26 January 2004 With the past decade providing "especially shameful" examples of genocide in the former Yugoslavia and Rwanda, United Nations Secretary-General Kofi Annan today called on the global community to take urgent preventive action, both political and, if necessary, military.

"Genocide, whether imminent or ongoing, is practically always, if not by definition, a threat to the peace," Mr. Annan said in an address to the Stockholm International Forum on preventing genocide. "It must be dealt with as such - by strong and united political action and, in extreme cases, by military action."

Among measures he proposed were the establishment of a committee by States parties to the Genocide Convention to review reports and recommend action, as well as the appointment of a special rapporteur to deal directly with the Security Council, making clear the link, often ignored until too late, between massive and systematic violations of human rights and threats to international peace and security.

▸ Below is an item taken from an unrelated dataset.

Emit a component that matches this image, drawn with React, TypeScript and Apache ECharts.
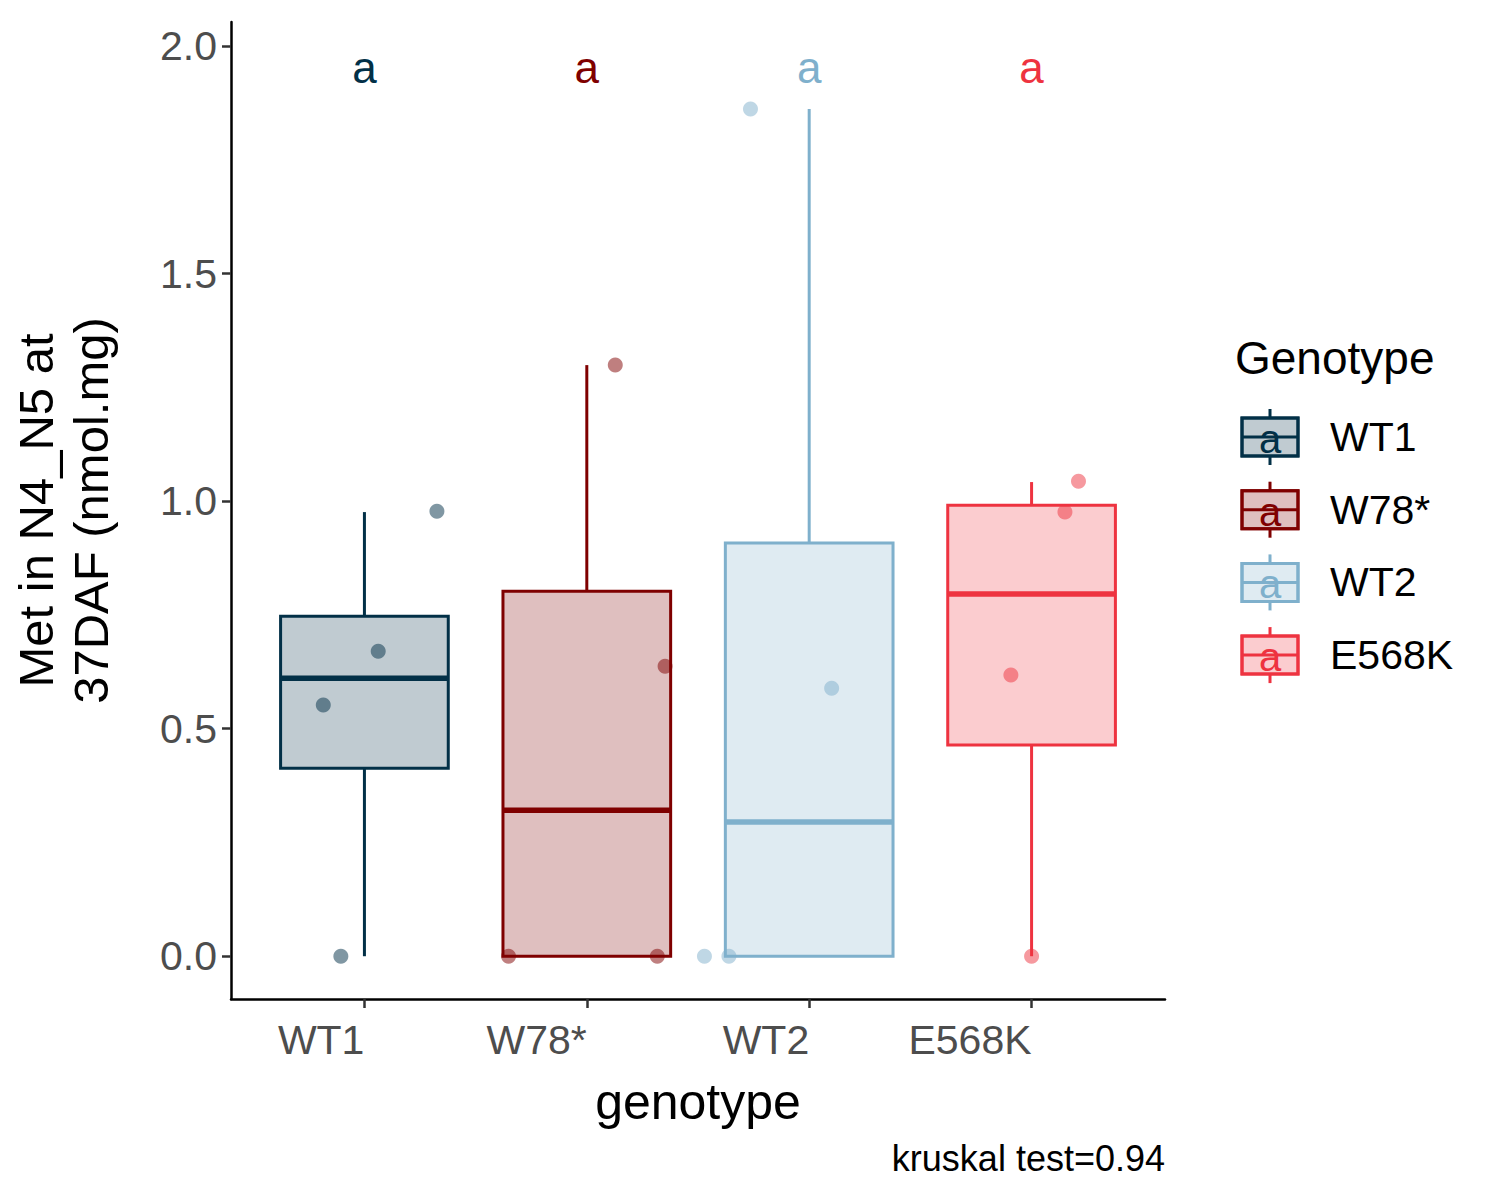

Mr. Annan referred to the genocide of the 1990s - when more than 7,000 civilians were murdered following the capture of the Srebrenica enclave by Serb forces in Bosnia and Herzegovina and some 800,000 Tutsis and moderate Hutus were estimated to have been massacred in Rwanda - as especially shameful. The UN had peacekeepers in both areas at the time.

"In Rwanda, some of those peacekeepers lost their lives trying to defend the victims. All honour to them. But instead of reinforcing our troops, we withdrew them."

He added that in both cases the gravest mistakes were made by Member States, particularly in the way decisions were taken in the Security Council "but all of us failed."

Issuing a call to arms against the roots of violence and genocide - "intolerance, racism, tyranny, and the dehumanizing public discourse that denies whole groups of people their dignity and rights" - the Secretary-General praised Canada for setting up the International Commission on Intervention and State Sovereignty.

"Thanks to the Commission, we now understand that the issue is not one of a right to intervention, but rather of a responsibility - in the first instance, a responsibility of all States to protect their own populations, but ultimately a responsibility of the whole human race, to protect our fellow human beings from extreme abuse wherever and whenever it occurs," he declared.

He also voiced hope that the International Criminal Court would serve to deter the crime of genocide.

"I long for the day when we can say with confidence that, confronted with a new Rwanda or a new Srebrenica, the world would respond effectively, and in good time," he said. "But let us not delude ourselves. That day has not yet come. We must all do more to bring it closer."